Scripture assures us that God is unchanging, but it also clearly speaks to his emotions. As Carson writes, “The biblical evidence, in both Testaments, pictures God as a being who can suffer. Doubtless God’s suffering is not exactly like ours; doubtless metaphors litter the descriptions. But they are not metaphors that refer to nothing, that are suggestive of nothing. They are metaphors that refer to God and are suggestive of his profound emotional life and his distinctly personal relationships with his people.

“If the term ‘impassible’ is to be preserved – and I think it can be – then one must use it to affirm that God is never controlled or overturned by his emotions.

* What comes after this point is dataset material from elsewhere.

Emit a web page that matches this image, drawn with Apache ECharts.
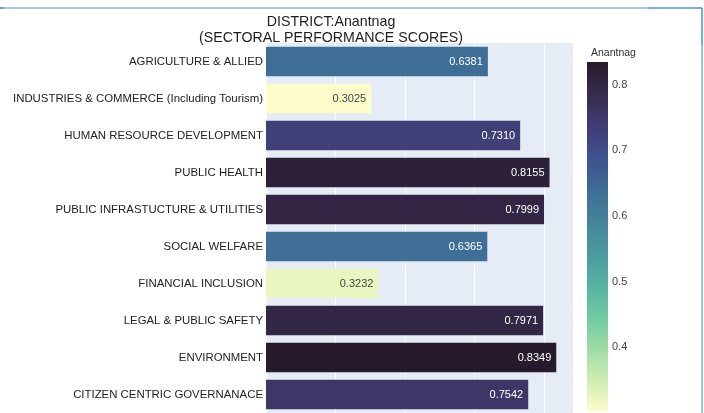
<!DOCTYPE html>
<html>
<head>
<meta charset="utf-8">
<script src="https://cdn.jsdelivr.net/npm/echarts@6/dist/echarts.min.js"></script>
<style>
  html, body { margin: 0; padding: 0; background: #ffffff; }
  #chart { width: 704px; height: 413px; }
</style>
</head>
<body>
<div id="chart"></div>
<script>
// Sector names (top to bottom) and their performance scores
const sectors = [
  'AGRICULTURE & ALLIED',
  'INDUSTRIES & COMMERCE (Including Tourism)',
  'HUMAN RESOURCE DEVELOPMENT',
  'PUBLIC HEALTH',
  'PUBLIC INFRASTUCTURE & UTILITIES',
  'SOCIAL WELFARE',
  'FINANCIAL INCLUSION',
  'LEGAL & PUBLIC SAFETY',
  'ENVIRONMENT',
  'CITIZEN CENTRIC GOVERNANACE'
];
const scores = [0.6381, 0.3025, 0.7310, 0.8155, 0.7999, 0.6365, 0.3232, 0.7971, 0.8349, 0.7542];

// Colour bar tick labels
const colorbarTicks = [0.4, 0.5, 0.6, 0.7, 0.8];

const districtName = 'Anantnag';

// "deep" sequential scale, light (low) to dark (high)
const deepScale = [
  'rgb(253,253,204)', 'rgb(206,236,179)', 'rgb(156,219,165)', 'rgb(111,201,163)',
  'rgb(86,177,163)', 'rgb(76,153,160)', 'rgb(68,130,155)', 'rgb(62,108,150)',
  'rgb(62,82,143)', 'rgb(64,60,115)', 'rgb(54,43,77)', 'rgb(39,26,44)'
];

const lo = Math.min(...scores);
const hi = Math.max(...scores);

const chart = echarts.init(document.getElementById('chart'), null, { renderer: 'canvas' });

const gradientStops = deepScale.slice().reverse().map((c, i, a) => ({
  offset: i / (a.length - 1), color: c
}));

const FONT = 'Liberation Sans, Arial, sans-serif';

const option = {
  backgroundColor: '#ffffff',
  animation: false,
  textStyle: { fontFamily: FONT },
  title: [
    {
      text: 'DISTRICT:' + districtName + '\n(SECTORAL PERFORMANCE SCORES)',
      left: 326, top: 9, textAlign: 'center',
      textStyle: { fontSize: 14.2, fontWeight: 'normal', color: '#1e1e1e', lineHeight: 16,
                   fontFamily: FONT }
    },
    {
      text: districtName,
      left: 586, top: 43,
      textStyle: { fontSize: 10.5, fontWeight: 'normal', color: '#333', fontFamily: FONT }
    }
  ],
  visualMap: {
    type: 'continuous', show: false, seriesIndex: 0, dimension: 0,
    min: lo, max: hi,
    inRange: { color: deepScale }
  },
  grid: [
    { left: 266, top: 43, width: 307, height: 372, show: true,
      backgroundColor: '#E5ECF6', borderWidth: 0 },
    { left: 587, top: 62, width: 21, height: 349, show: false }
  ],
  xAxis: [
    { gridIndex: 0, type: 'value', min: 0, max: 0.883, interval: 0.2,
      axisLabel: { show: false }, axisLine: { show: false }, axisTick: { show: false },
      splitLine: { show: true, lineStyle: { color: '#ffffff', width: 1 } } },
    { gridIndex: 1, type: 'category', data: ['cb'], show: false }
  ],
  yAxis: [
    { gridIndex: 0, type: 'category', data: sectors, inverse: true,
      axisLine: { show: false }, axisTick: { show: false },
      axisLabel: { fontSize: 11.4, color: '#222', margin: 3, fontFamily: FONT } },
    { gridIndex: 1, type: 'value', min: lo, max: hi, position: 'right',
      axisLine: { show: false }, axisTick: { show: false }, splitLine: { show: false },
      axisLabel: { customValues: colorbarTicks, fontSize: 11, color: '#444', margin: 4,
                   formatter: v => v.toFixed(1), fontFamily: FONT } }
  ],
  series: [
    {
      type: 'bar', xAxisIndex: 0, yAxisIndex: 0,
      barCategoryGap: '20%',
      data: scores.map((v, i) => ({
        value: [v, sectors[i]],
        label: { color: v < 0.5 ? '#444444' : '#ffffff' }
      })),
      label: {
        show: true, position: 'insideRight', distance: 5,
        fontSize: 11, fontFamily: FONT,
        formatter: p => p.value[0].toFixed(4)
      }
    },
    // colour bar: transparent base up to the lowest score, gradient above it
    {
      type: 'bar', xAxisIndex: 1, yAxisIndex: 1, stack: 'cb', barWidth: '100%',
      silent: true, data: [lo], itemStyle: { color: 'rgba(0,0,0,0)' }
    },
    {
      type: 'bar', xAxisIndex: 1, yAxisIndex: 1, stack: 'cb', barWidth: '100%',
      silent: true, data: [hi - lo],
      itemStyle: { color: new echarts.graphic.LinearGradient(0, 0, 0, 1, gradientStops) }
    }
  ],
  graphic: [
    { type: 'line', shape: { x1: 0, y1: 8, x2: 648, y2: 8 },
      style: { stroke: '#8fb6d6', lineWidth: 1.5 } },
    { type: 'line', shape: { x1: 0, y1: 8, x2: 4, y2: 8 },
      style: { stroke: '#4a8fdc', lineWidth: 1.5 } },
    { type: 'line', shape: { x1: 648, y1: 8, x2: 702, y2: 8 },
      style: { stroke: '#4a90e0', lineWidth: 1.5 } },
    { type: 'line', shape: { x1: 702, y1: 8, x2: 702, y2: 45 },
      style: { stroke: '#4a90e0', lineWidth: 1.5 } },
    { type: 'line', shape: { x1: 702, y1: 45, x2: 702, y2: 413 },
      style: { stroke: '#7fb0e0', lineWidth: 1.5 } }
  ]
};

chart.setOption(option);
</script>
</body>
</html>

We human beings speak of ‘falling in love’ and ‘exploding in anger’ or simply ‘losing it.’ God never ‘loses it.’ What he does – whether in righteous wrath or in tender love – he does out of the constancy of all his perfections. In that sense, I think, we may usefully speak of God being ‘impassible.’ But never should we succumb to the view that God is exclusively cerebral, utterly without emotions.”

Once again, the cross is where we must look to get a proper handle on this. And it is the way to properly deal with suffering and tragedy. “To focus on the cross of Christ not only grounds our faith on the God who is loving and faithful, but also gives us an example in his sacrificial and redemptive love that we can never outstrip. When we suffer, there will sometimes be mystery. Will there also be faith? Yes, if our attention is focused more on the cross, and on the God of the cross, than on our suffering.”

And again: “In the darkest night of the soul, Christians have something to hang onto that Job never knew. We know Christ crucified. Christians have learned that when there seems to be no other evidence of God’s love, they cannot escape the cross. ‘He who did not spare his own Son, but gave him up for us all – how will he not also, along with him, graciously give us all things?’ (Rom. 8:32).”

In this life suffering and tragedies will continue. But for the Christian, there is genuine hope: hope in a God who is not impervious to our suffering, but very much enters into our world of suffering. Somehow and some way, we appear to worship a suffering God – a God who cares deeply about us and acts on our behalf.